MxNet model taking a long time to load

I was working with the resnet50 model from https://github.com/deepinsight/insightface – I noticed the following line take almost 8-9 minutes to load in a GPU, cuda8.0 with python2.7

Command :

python test.py --model ../models/model-r50-am-lfw/model,0 --flip 1
model.bind(data_shapes=[('data', (1, 3, image_size[0], image_size[1]))])

Stack trace:

loading ../models/model-r50-am-lfw/model 0
[17:51:46] src/nnvm/legacy_json_util.cc:209: Loading symbol saved by previous version v0.12.1. Attempting to upgrade...
[17:51:46] src/nnvm/legacy_json_util.cc:217: Symbol successfully upgraded!
[18:00:38] src/nnvm/legacy_json_util.cc:209: Loading symbol saved by previous version v0.8.0. Attempting to upgrade...
[18:00:38] src/nnvm/legacy_json_util.cc:217: Symbol successfully upgraded!
/usr/local/lib/python2.7/dist-packages/mxnet/model.py:928: DeprecationWarning: mxnet.model.FeedForward has been deprecated. Please use mxnet.mod.Module instead.
  **kwargs)
[18:00:38] src/nnvm/legacy_json_util.cc:209: Loading symbol saved by previous version v0.8.0. Attempting to upgrade...
[18:00:38] src/nnvm/legacy_json_util.cc:217: Symbol successfully upgraded!
[18:00:38] src/nnvm/legacy_json_util.cc:209: Loading symbol saved by previous version v0.8.0. Attempting to upgrade...
[18:00:38] src/nnvm/legacy_json_util.cc:217: Symbol successfully upgraded!
[18:00:38] src/nnvm/legacy_json_util.cc:209: Loading symbol saved by previous version v0.8.0. Attempting to upgrade...
[18:00:38] src/nnvm/legacy_json_util.cc:217: Symbol successfully upgraded!
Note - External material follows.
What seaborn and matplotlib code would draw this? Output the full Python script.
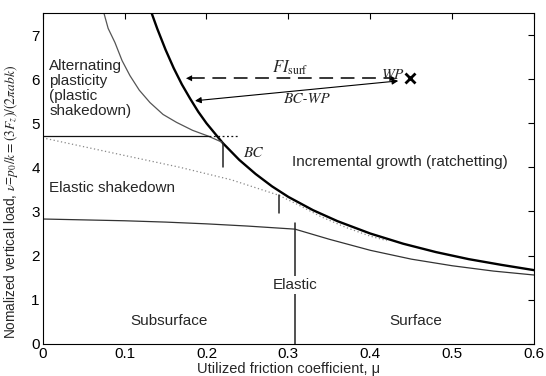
import matplotlib
matplotlib.use("Agg")
import matplotlib.pyplot as plt
import seaborn as sns

# ---------------- data ----------------
# surface ratchetting limit (thick curve)
mu_ratchet = [0.133, 0.14, 0.15, 0.16, 0.17, 0.18, 0.19, 0.20, 0.22, 0.24, 0.26,
              0.28, 0.30, 0.33, 0.36, 0.40, 0.44, 0.48, 0.52, 0.56, 0.60]
v_ratchet = [7.50, 7.14, 6.67, 6.25, 5.88, 5.56, 5.26, 5.00, 4.55, 4.17, 3.85,
             3.57, 3.33, 3.03, 2.78, 2.50, 2.27, 2.08, 1.92, 1.79, 1.67]
# alternating plasticity limit (thin upper curve)
mu_alt = [0.0748, 0.080, 0.0883, 0.097, 0.1066, 0.118, 0.131, 0.147, 0.1635, 0.183, 0.202, 0.219]
v_alt = [7.50, 7.15, 6.83, 6.42, 6.08, 5.75, 5.47, 5.20, 5.02, 4.84, 4.71, 4.57]
# subsurface elastic shakedown limit (dotted)
mu_esd = [0.0, 0.05, 0.10, 0.168, 0.23, 0.288, 0.31, 0.34, 0.37, 0.40, 0.42]
v_esd = [4.67, 4.47, 4.27, 4.00, 3.72, 3.37, 3.17, 2.88, 2.64, 2.44, 2.34]
# elastic limit (thin lower curve)
mu_el = [0.0, 0.05, 0.10, 0.15, 0.20, 0.25, 0.308, 0.35, 0.40, 0.45, 0.50, 0.55, 0.60]
v_el = [2.83, 2.81, 2.79, 2.76, 2.72, 2.67, 2.60, 2.37, 2.12, 1.92, 1.77, 1.65, 1.56]
# subsurface plastic shakedown level
mu_psd = [0.0, 0.203]
v_psd = [4.71, 4.71]
mu_psd_ext = [0.203, 0.239]
v_psd_ext = [4.71, 4.71]
# markers / dividers
mu_bc_mark = [0.2197, 0.2197]
v_bc_mark = [4.00, 4.56]
mu_mark2 = [0.288, 0.288]
v_mark2 = [2.96, 3.375]
mu_divider = [0.308, 0.308]
v_divider = [0.0, 2.74]
# working point and distances
wp_mu, wp_v = 0.448, 6.02
fi_left_mu = 0.1716
bc_wp_mu = [0.186, 0.434]
bc_wp_v = [5.51, 5.96]

x_ticks = [0, 0.1, 0.2, 0.3, 0.4, 0.5, 0.6]
x_ticklabels = ["0", "0.1", "0.2", "0.3", "0.4", "0.5", "0.6"]
y_ticks = [0, 1, 2, 3, 4, 5, 6, 7]

# ---------------- style ----------------
sns.set_theme(style="white")
plt.rcParams["font.family"] = ["Liberation Sans", "DejaVu Sans"]
plt.rcParams["mathtext.fontset"] = "stix"

fig = plt.figure(figsize=(5.46, 3.76), dpi=100)
ax = fig.add_axes([0.078, 0.0855, 0.9005, 0.880])

lc = "#111111"
sns.lineplot(x=mu_ratchet, y=v_ratchet, ax=ax, sort=False, estimator=None,
             color="black", lw=1.7)
sns.lineplot(x=mu_alt, y=v_alt, ax=ax, sort=False, estimator=None,
             color="#555555", lw=0.9)
sns.lineplot(x=mu_esd, y=v_esd, ax=ax, sort=False, estimator=None,
             color="#888888", lw=0.9, linestyle=(0, (1, 2)))
sns.lineplot(x=mu_el, y=v_el, ax=ax, sort=False, estimator=None,
             color="#333333", lw=0.9)
sns.lineplot(x=mu_psd, y=v_psd, ax=ax, sort=False, estimator=None,
             color=lc, lw=0.9)
sns.lineplot(x=mu_psd_ext, y=v_psd_ext, ax=ax, sort=False, estimator=None,
             color=lc, lw=0.9, linestyle=(0, (1.5, 2)))
for mx, my in [(mu_bc_mark, v_bc_mark), (mu_mark2, v_mark2), (mu_divider, v_divider)]:
    sns.lineplot(x=mx, y=my, ax=ax, sort=False, estimator=None, color="#222222", lw=1.1)

# FI_surf dashed double arrow
ax.plot([fi_left_mu + 0.01, wp_mu - 0.024], [wp_v, wp_v], color="black", lw=1.1,
        linestyle=(0, (9, 5)))
ax.annotate("", xy=(fi_left_mu, wp_v), xytext=(fi_left_mu + 0.02, wp_v),
            arrowprops=dict(arrowstyle="-|>", color="black", lw=0, mutation_scale=11))
ax.annotate("", xy=(wp_mu - 0.014, wp_v), xytext=(wp_mu - 0.034, wp_v),
            arrowprops=dict(arrowstyle="-|>", color="black", lw=0, mutation_scale=11))
# BC-WP solid double arrow
ax.annotate("", xy=(bc_wp_mu[0], bc_wp_v[0]), xytext=(bc_wp_mu[1], bc_wp_v[1]),
            arrowprops=dict(arrowstyle="<|-|>", color="black", lw=0.8,
                            mutation_scale=9, shrinkA=0, shrinkB=0))
ax.plot([wp_mu], [wp_v], marker="x", color="black", markersize=7, mew=2)

# texts
fs = 11
serif = dict(family="STIXGeneral", style="italic")
ax.text(0.302, 6.25, r"$FI_{\mathrm{surf}}$", ha="center", va="center", fontsize=12)
ax.text(0.428, 6.1, r"$WP$", ha="center", va="center", fontsize=11)
ax.text(0.322, 5.56, "BC-WP", ha="center", va="center", fontsize=11, **serif)
ax.text(0.245, 4.33, "BC", ha="left", va="center", fontsize=11, **serif)
ax.text(0.008, 5.79, "Alternating\nplasticity\n(plastic\nshakedown)", ha="left",
        va="center", fontsize=fs, linespacing=1.09)
ax.text(0.008, 3.54, "Elastic shakedown", ha="left", va="center", fontsize=fs)
ax.text(0.304, 4.13, "Incremental growth (ratchetting)", ha="left", va="center", fontsize=fs)
ax.text(0.308, 1.34, "Elastic", ha="center", va="center", fontsize=fs,
        bbox=dict(facecolor="white", edgecolor="none", pad=1.5), zorder=5)
ax.text(0.154, 0.51, "Subsurface", ha="center", va="center", fontsize=fs)
ax.text(0.455, 0.51, "Surface", ha="center", va="center", fontsize=fs)

# axes
ax.set_xlim(0, 0.6)
ax.set_ylim(0, 7.5)
ax.set_xticks(x_ticks)
ax.set_xticklabels(x_ticklabels)
ax.set_yticks(y_ticks)
ax.tick_params(direction="in", length=4, width=0.8, top=True, right=True,
               labelsize=11, colors="black", pad=2)
for s in ax.spines.values():
    s.set_visible(True)
    s.set_color("black")
    s.set_linewidth(0.8)
ax.set_xlabel("Utilized friction coefficient, μ", fontsize=10.5)
ax.xaxis.set_label_coords(0.5, -0.055)
ax.set_ylabel(r"Nomalized vertical load, $\nu$=$p_0/k=(3F_z)/(2\pi abk)$", fontsize=9.8)
ax.yaxis.set_label_coords(-0.045, 0.43)

fig.savefig("out.png", dpi=100)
@domarps can you point to the exact file and line please?

Thanks!

Thanks @ThomasDelteil – I have updated the post. I suspect the issue is similar to the following issues:

  1. https://github.com/apache/incubator-mxnet/issues/1557
  2. https://github.com/apache/incubator-mxnet/issues/10016

I did not get a clear answer from either issue. My environment is an AWS p3.2x with Deep Learning Base AMI (Ubuntu) Version 6.0 (ami-ce3673b6).

Before running the model, I ran the command:

- pip install mxnet-cu80
- export LD_LIBRARY_PATH=/usr/local/cuda-8.0/lib64

If you’re loading the image for the first time and nothing is restored, you’re always going to pay that expensive JIT cost. I’m not sure how to handle it on AWS, but you basically want to make sure your cuda cache is retained between instance runs. I had similar issue when using a docker with mxnet which was resolved by ensuring the cached carried across docker runs by (in my case) simply mapping the cache directory to somewhere on host so it was permanent. You can find that thread here:

To rule out cuda caching as a source of the problem, so two quick questions. (1) Does this happen repeatedly on the same machine (or in the same container if you’re using docker)? (2) Would you be able to run a cuobjdump on the libmxnet.so file that is installed after you do a pip install and then link to that output somehow? (Maybe post it on gist.github.com).